Pictured Rocks National Lakeshore, Upper Peninsula, Michigan
Pictured Rocks National Lakeshore
| Credit: Aaron Peterson

Pictured Rocks National Lakeshore, Michigan

Each year, visitors flock to Pictured Rocks National Lakeshore to experience a wealth of beauty. The park and its famed pictured rocks stretch for miles across Lake Superior's shoreline in a prismatic display of mineral stain towering up to 200 feet above the water. The park offers three rustic drive-in campgrounds: Little Beaver Lake (8 sites), Hurricane River (21 sites) and Twelvemile Beach (36 sites). Campsites are equipped with a picnic table, fire ring and tent pad, along with vault toilets and well water. All campsites require a reservation and cost $25 per night. 

Theodore Roosevelt National Park North Dakota
Credit: Ryan Donnell

Theodore Roosevelt National Park, North Dakota

The "perfect freedom" Theodore Roosevelt felt in 1883 when he first visited North Dakota to hunt bison fueled his passion for preservation. With its wide-open spaces, sweeping vistas and wild horses, Theodore Roosevelt National Park still looks a lot like it did when Roosevelt visited. Hike and horseback ride during the day, then retire to one of the park's two campgrounds for some of the best stargazing in the country. Cottonwood Campground is located inside the park's South Unit, while Juniper Campground is in the North Unit. Both offer sites suitable for tents and RVs, but no hookups. 

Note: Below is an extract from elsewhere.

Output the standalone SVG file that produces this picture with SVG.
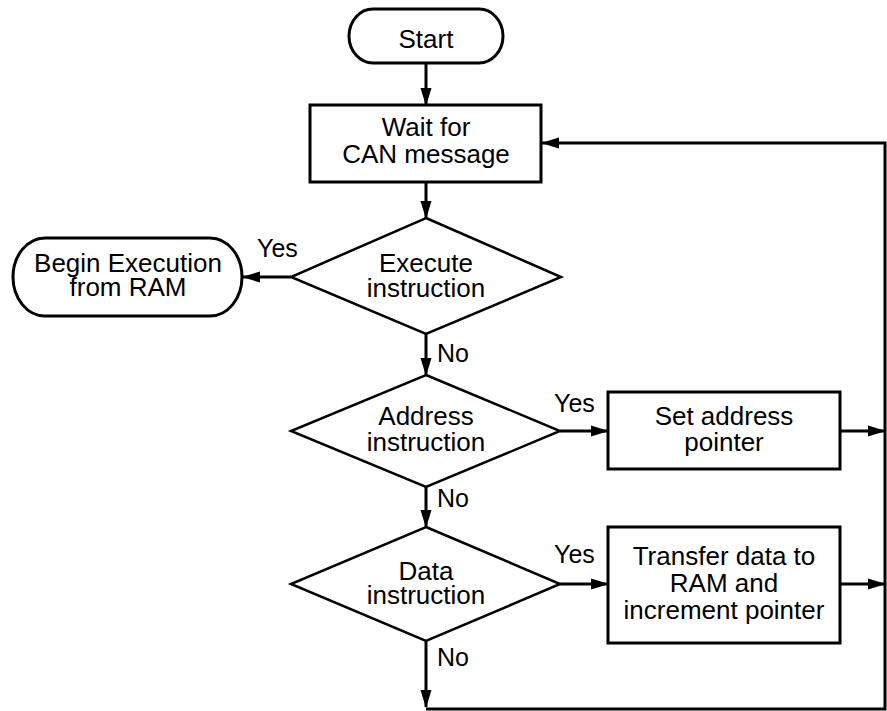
<svg xmlns="http://www.w3.org/2000/svg" width="887" height="711" viewBox="0 0 887 711">
<style>
.s{fill:#fff;stroke:#000;stroke-width:3}
.d{fill:#fff;stroke:#000;stroke-width:2.5}
.t{font-family:"Liberation Sans",Arial,sans-serif;font-size:26px;fill:#000;text-anchor:middle}
.l{font-family:"Liberation Sans",Arial,sans-serif;font-size:25px;fill:#000}
.c{fill:none;stroke:#000;stroke-width:3}
</style>
<defs>
<marker id="a" markerUnits="userSpaceOnUse" markerWidth="18" markerHeight="12" refX="17" refY="6" orient="auto">
<path d="M0,0.5 L18,6 L0,11.5 Z" fill="#000"/>
</marker>
</defs>
<rect width="887" height="711" fill="#fff"/>
<g id="connectors">
<line class="c" x1="426" y1="63" x2="426" y2="105" marker-end="url(#a)"/>
<line class="c" x1="426" y1="182" x2="426" y2="218" marker-end="url(#a)"/>
<line class="c" x1="291" y1="277" x2="243" y2="277" marker-end="url(#a)"/>
<line class="c" x1="426" y1="334" x2="426" y2="375" marker-end="url(#a)"/>
<line class="c" x1="560" y1="431" x2="608" y2="431" marker-end="url(#a)"/>
<line class="c" x1="426" y1="487" x2="426" y2="527" marker-end="url(#a)"/>
<line class="c" x1="560" y1="584" x2="608" y2="584" marker-end="url(#a)"/>
<line class="c" x1="426" y1="641" x2="426" y2="707" marker-end="url(#a)"/>
<polyline class="c" points="426,709 885,709 885,143 542,143" marker-end="url(#a)"/>
<line class="c" x1="840" y1="431" x2="885" y2="431" marker-end="url(#a)"/>
<line class="c" x1="840" y1="584" x2="885" y2="584" marker-end="url(#a)"/>
</g>
<g id="start">
<rect class="s" x="349" y="9" width="154" height="54" rx="24" ry="27"/>
<text class="t" x="426" y="48">Start</text>
</g>
<g id="wait">
<rect class="s" x="310" y="105" width="231" height="77"/>
<text class="t" x="426" y="136">Wait for</text>
<text class="t" x="426" y="163">CAN message</text>
</g>
<g id="execute">
<polygon class="d" points="426,218 561,277 426,334 291,277"/>
<text class="t" x="426" y="272">Execute</text>
<text class="t" x="426" y="297">instruction</text>
</g>
<g id="begin">
<rect class="s" x="13" y="238" width="229" height="78" rx="32" ry="39"/>
<text class="t" x="128" y="272">Begin Execution</text>
<text class="t" x="128" y="296">from RAM</text>
</g>
<g id="address">
<polygon class="d" points="426,375 560,431 426,487 291,431"/>
<text class="t" x="426" y="425">Address</text>
<text class="t" x="426" y="451">instruction</text>
</g>
<g id="setaddr">
<rect class="s" x="608" y="392" width="232" height="77"/>
<text class="t" x="724" y="425">Set address</text>
<text class="t" x="724" y="451">pointer</text>
</g>
<g id="data">
<polygon class="d" points="426,527 560,584 426,641 291,584"/>
<text class="t" x="426" y="580">Data</text>
<text class="t" x="426" y="604">instruction</text>
</g>
<g id="transfer">
<rect class="s" x="608" y="527" width="232" height="116"/>
<text class="t" x="724" y="565">Transfer data to</text>
<text class="t" x="724" y="592">RAM and</text>
<text class="t" x="724" y="619">increment pointer</text>
</g>
<g id="labels">
<text class="l" x="257" y="257">Yes</text>
<text class="l" x="437" y="362">No</text>
<text class="l" x="554" y="412">Yes</text>
<text class="l" x="437" y="507">No</text>
<text class="l" x="554" y="563">Yes</text>
<text class="l" x="437" y="666">No</text>
</g>
</svg>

Lone elk bull overlooking valley in Wind Cave National Park, South Dakota
Credit: National Park Service

Wind Cave National Park, South Dakota

Wind Cave National Park is an intricate underground system made up of over 150 miles of passages, lakes and calcite boxwork formations that resemble honeycombs. It's the first cave to be designated a national park anywhere in the world; it's also recognized as the world's densest cave system. Above ground, the park includes the largest remaining natural mixed-grass prairie in the United States where visitors can hike, explore and say hello to local wildlife. The only campground within the park, Elk Mountain Campground, is open year-round. Sites are first-come, first-served, and drinking water and flush restrooms are available in the summer months.

Indiana Dunes
Credit: Kevin J. Miyazaki/Redux

Indiana Dunes National Park, Indiana

For a weekend getaway near Chicago with a more rugged view of Lake Michigan's shoreline, pack up the car and head to Indiana Dunes National Park. The park's famed dunes aren't the only place to play — you'll discover wetlands, prairies, beaches and ancient forests spread over 2,000 acres of varied terrain (and more than 70 miles of hiking trails too). RV camping is a favorite here (because who wants to pitch a tent on a sandy beach?). Visitors like Dunewood Campground, Indiana Dunes State Park Campground, Lakeshore Camp Resort, Sand Creek Campground.